A la fin de l’année dernière [en septembre], les rebelles du Boko Haram ont porté au Nigeria un coup d’une violence bouleversante en envahissant le collège d’agriculture de Gujba, dans l’Etat de Yobe [Nord-Est]. Les insurgés ont égorgé près de 90 élèves dans leur sommeil, fait de nombreux blessés, enlevé des jeunes gens et mis le feu à l’établissement. Ce 15 avril, on a encore appris que plus d’une centaine de jeunes filles ont été enlevées dans un lycée public de Chibok, dans l’Etat de Borno, voisin du Yobe.

Politisation de l’insurrection

Face au danger, les écoles de ces deux Etats étaient déjà restées fermées durant des mois après le meurtre, en juillet, de 42 élèves d’une autre école. Il y a deux mois encore, le gouvernement se targuait d’avoir remporté une grande victoire contre le terrorisme, l’armée ayant repoussé les rebelles jusqu’aux frontières nord-est du pays.

Alors que le Nigeria baigne dans le sang, on assiste à un phénomène plus déplorable encore avec la politisation de l’insurrection : les responsables qui s’accusent entre eux et enchaînent les discours de condoléances creux et les opérations de relations publiques nous font perdre notre sens des priorités.

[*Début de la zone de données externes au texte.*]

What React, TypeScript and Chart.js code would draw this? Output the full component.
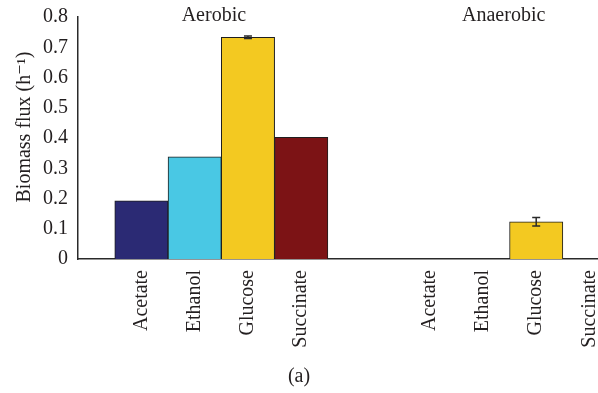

Goodluck Jonathan, ultime responsable ?

Résultat : non seulement la solution au problème nous échappe toujours, mais l’élite dirigeante est visiblement assez dépourvue de scrupules pour chercher à exploiter cette crise, symboliquement et concrètement.
Le gouvernement nigérian aura beau protester du contraire, il est certain que sa gestion de la menace terroriste ne lui vaut guère de félicitations. Et tous ceux qui désignent le président Goodluck Jonathan comme l’ultime responsable ont raison. Après tout, c’est bien pour protéger le Nigeria et les Nigérians contre ses ennemis intérieurs et extérieurs qu’il a été élu président.

Le fait que ses concitoyens du Nord, du Sud, de l’Est et de l’Ouest vivent désormais dans la peur est la preuve de son échec.
Une fois encore, le degré de sophistication des méthodes employées par les terroristes, l’audace de leurs opérations à découvert et le niveau de confidentialité dans lequel ils parviennent à opérer quand c’est nécessaire, tout cela nous pousse à mettre en cause la stratégie des forces de sécurité nigérianes et leur détermination dans la lutte. Faut-il comprendre que les moyens mis en œuvre sont insuffisants ? ou bien que certains tirent profit de cette guerre à durée indéterminée ?

Vaincre le terrorisme

Si le gouvernement n’a pas enregistré que des défaites, ses rares victoires sont annulées par la perte de trop nombreuses vies, aussi bien dans les rangs des forces de sécurité que chez les civils innocents.
Rien n’est plus facile que de rejeter la faute sur Goodluck Jonathan et tout le gouvernement. Bien sûr, le gouvernement peut et doit en faire davantage. Les services de renseignements doivent être plus efficaces et apprendre à mieux anticiper. Tous les besoins matériels et non matériels des forces de sécurité doivent être couverts, y compris ceux des hommes situés en première ligne dans les villes ou les banlieues.

Alors que, dans ce pays, la vie ne tient qu’à un fil de plus en plus fragile et que la mort rôde partout sous les couleurs des rebelles et des kamikazes de Boko Haram, il est temps pour chaque Nigérian de s’arrêter et de réfléchir un moment. De penser à la mort de tous ces innocents, de se dire qu’il pourrait être le prochain et que tous, aujourd’hui, nous devons nous protéger les uns les autres.
Une vigilance de tous les instants, voilà ce dont nous avons le plus besoin à présent. C’est le premier pas pour coopérer avec les services de sécurité et vaincre le terrorisme au Nigeria.